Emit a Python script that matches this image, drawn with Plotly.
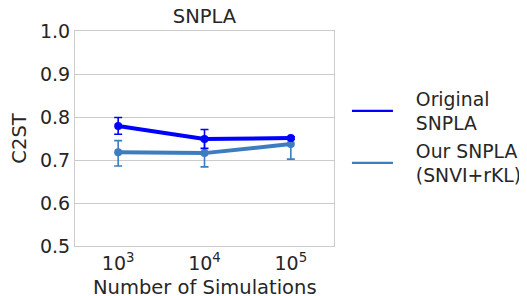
import plotly.graph_objects as go

categories = ["10<sup>3</sup>", "10<sup>4</sup>", "10<sup>5</sup>"]
orig_vals = [0.779, 0.749, 0.751]
orig_err_plus = [0.020, 0.022, 0.003]
orig_err_minus = [0.019, 0.022, 0.003]
our_vals = [0.718, 0.716, 0.737]
our_err_plus = [0.027, 0.030, 0.014]
our_err_minus = [0.032, 0.032, 0.035]
y_ticks = [0.5, 0.6, 0.7, 0.8, 0.9, 1.0]
legend_names = ["Original<br>SNPLA", "Our SNPLA<br>(SNVI+rKL)"]
x_title = "Number of Simulations"

ORIG = "#0000ff"
OUR = "#3b7dbf"
xs = [0, 1, 2]
PAD = "\u00a0\u00a0\u00a0"

fig = go.Figure()
fig.add_trace(go.Scatter(
    x=xs, y=our_vals, mode="lines+markers", showlegend=False,
    line=dict(color=OUR, width=4), marker=dict(size=8, color=OUR),
    error_y=dict(type="data", symmetric=False, array=our_err_plus,
                 arrayminus=our_err_minus, color=OUR, thickness=1.6, width=4)))
fig.add_trace(go.Scatter(
    x=xs, y=orig_vals, mode="lines+markers", showlegend=False,
    line=dict(color=ORIG, width=4), marker=dict(size=8, color=ORIG),
    error_y=dict(type="data", symmetric=False, array=orig_err_plus,
                 arrayminus=orig_err_minus, color=ORIG, thickness=1.6, width=4)))
for name, col in zip(legend_names, [ORIG, OUR]):
    padded = "<br>".join(PAD + part for part in name.split("<br>"))
    fig.add_trace(go.Scatter(x=[None], y=[None], mode="lines", name=padded,
                             line=dict(color=col, width=2.2)))

# page body adds an 8px margin, so the figure is 8px smaller and margins shifted
fig.update_layout(
    width=519, height=288,
    margin=dict(l=67, r=193, t=23, b=50, autoexpand=False),
    paper_bgcolor="white", plot_bgcolor="white",
    font=dict(family="DejaVu Sans", size=19.5, color="#262626"),
    title=dict(text="SNPLA", x=0.5, xanchor="center", xref="paper",
               y=1, yref="paper", yanchor="bottom", pad=dict(b=8),
               font=dict(size=19.5, color="#262626")),
    xaxis=dict(range=[-0.5, 2.5], tickvals=xs, ticktext=categories,
               showgrid=False, zeroline=False, showline=True, linecolor="#cccccc",
               mirror=True, ticks="", automargin=False, tickfont=dict(size=19)),
    yaxis=dict(range=[0.5, 1.0], tickvals=y_ticks, tickformat=".1f",
               showgrid=True, gridcolor="#cccccc", zeroline=False, showline=True,
               linecolor="#cccccc", mirror=True, ticks="", automargin=False,
               tickfont=dict(size=19),
               title=dict(text="C2ST", standoff=10, font=dict(size=19.5))),
    legend=dict(x=1.050, y=0.507, xanchor="left", yanchor="middle", itemwidth=41,
                font=dict(size=18.8), tracegroupgap=6, bgcolor="rgba(0,0,0,0)"),
    annotations=[dict(text=x_title, xref="paper", yref="paper", x=0.5, y=0,
                      xanchor="center", yanchor="middle", yshift=-41,
                      showarrow=False, font=dict(size=19.5, color="#262626"))],
)

fig.write_html("out.html")
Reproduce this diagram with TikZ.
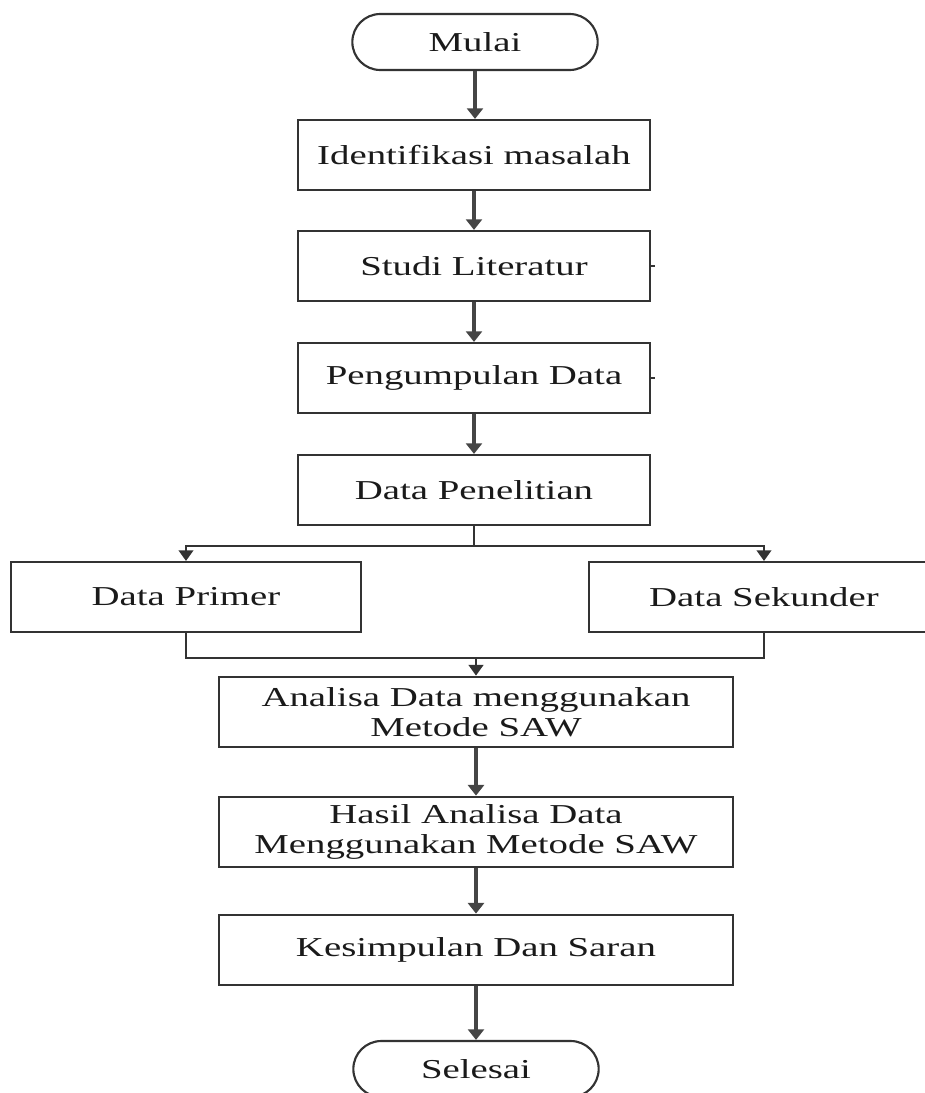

● **Exercise prompt**:
The records above need to be restated word for word, with the pictures left out.

● **Completed exercise**:
Emit a Python script that matches this image, drawn with Plotly.
import plotly.graph_objects as go

categories = ["10<sup>3</sup>", "10<sup>4</sup>", "10<sup>5</sup>"]
orig_vals = [0.779, 0.749, 0.751]
orig_err_plus = [0.020, 0.022, 0.003]
orig_err_minus = [0.019, 0.022, 0.003]
our_vals = [0.718, 0.716, 0.737]
our_err_plus = [0.027, 0.030, 0.014]
our_err_minus = [0.032, 0.032, 0.035]
y_ticks = [0.5, 0.6, 0.7, 0.8, 0.9, 1.0]
legend_names = ["Original<br>SNPLA", "Our SNPLA<br>(SNVI+rKL)"]
x_title = "Number of Simulations"

ORIG = "#0000ff"
OUR = "#3b7dbf"
xs = [0, 1, 2]
PAD = "\u00a0\u00a0\u00a0"

fig = go.Figure()
fig.add_trace(go.Scatter(
    x=xs, y=our_vals, mode="lines+markers", showlegend=False,
    line=dict(color=OUR, width=4), marker=dict(size=8, color=OUR),
    error_y=dict(type="data", symmetric=False, array=our_err_plus,
                 arrayminus=our_err_minus, color=OUR, thickness=1.6, width=4)))
fig.add_trace(go.Scatter(
    x=xs, y=orig_vals, mode="lines+markers", showlegend=False,
    line=dict(color=ORIG, width=4), marker=dict(size=8, color=ORIG),
    error_y=dict(type="data", symmetric=False, array=orig_err_plus,
                 arrayminus=orig_err_minus, color=ORIG, thickness=1.6, width=4)))
for name, col in zip(legend_names, [ORIG, OUR]):
    padded = "<br>".join(PAD + part for part in name.split("<br>"))
    fig.add_trace(go.Scatter(x=[None], y=[None], mode="lines", name=padded,
                             line=dict(color=col, width=2.2)))

# page body adds an 8px margin, so the figure is 8px smaller and margins shifted
fig.update_layout(
    width=519, height=288,
    margin=dict(l=67, r=193, t=23, b=50, autoexpand=False),
    paper_bgcolor="white", plot_bgcolor="white",
    font=dict(family="DejaVu Sans", size=19.5, color="#262626"),
    title=dict(text="SNPLA", x=0.5, xanchor="center", xref="paper",
               y=1, yref="paper", yanchor="bottom", pad=dict(b=8),
               font=dict(size=19.5, color="#262626")),
    xaxis=dict(range=[-0.5, 2.5], tickvals=xs, ticktext=categories,
               showgrid=False, zeroline=False, showline=True, linecolor="#cccccc",
               mirror=True, ticks="", automargin=False, tickfont=dict(size=19)),
    yaxis=dict(range=[0.5, 1.0], tickvals=y_ticks, tickformat=".1f",
               showgrid=True, gridcolor="#cccccc", zeroline=False, showline=True,
               linecolor="#cccccc", mirror=True, ticks="", automargin=False,
               tickfont=dict(size=19),
               title=dict(text="C2ST", standoff=10, font=dict(size=19.5))),
    legend=dict(x=1.050, y=0.507, xanchor="left", yanchor="middle", itemwidth=41,
                font=dict(size=18.8), tracegroupgap=6, bgcolor="rgba(0,0,0,0)"),
    annotations=[dict(text=x_title, xref="paper", yref="paper", x=0.5, y=0,
                      xanchor="center", yanchor="middle", yshift=-41,
                      showarrow=False, font=dict(size=19.5, color="#262626"))],
)

fig.write_html("out.html")
Reproduce this diagram with TikZ.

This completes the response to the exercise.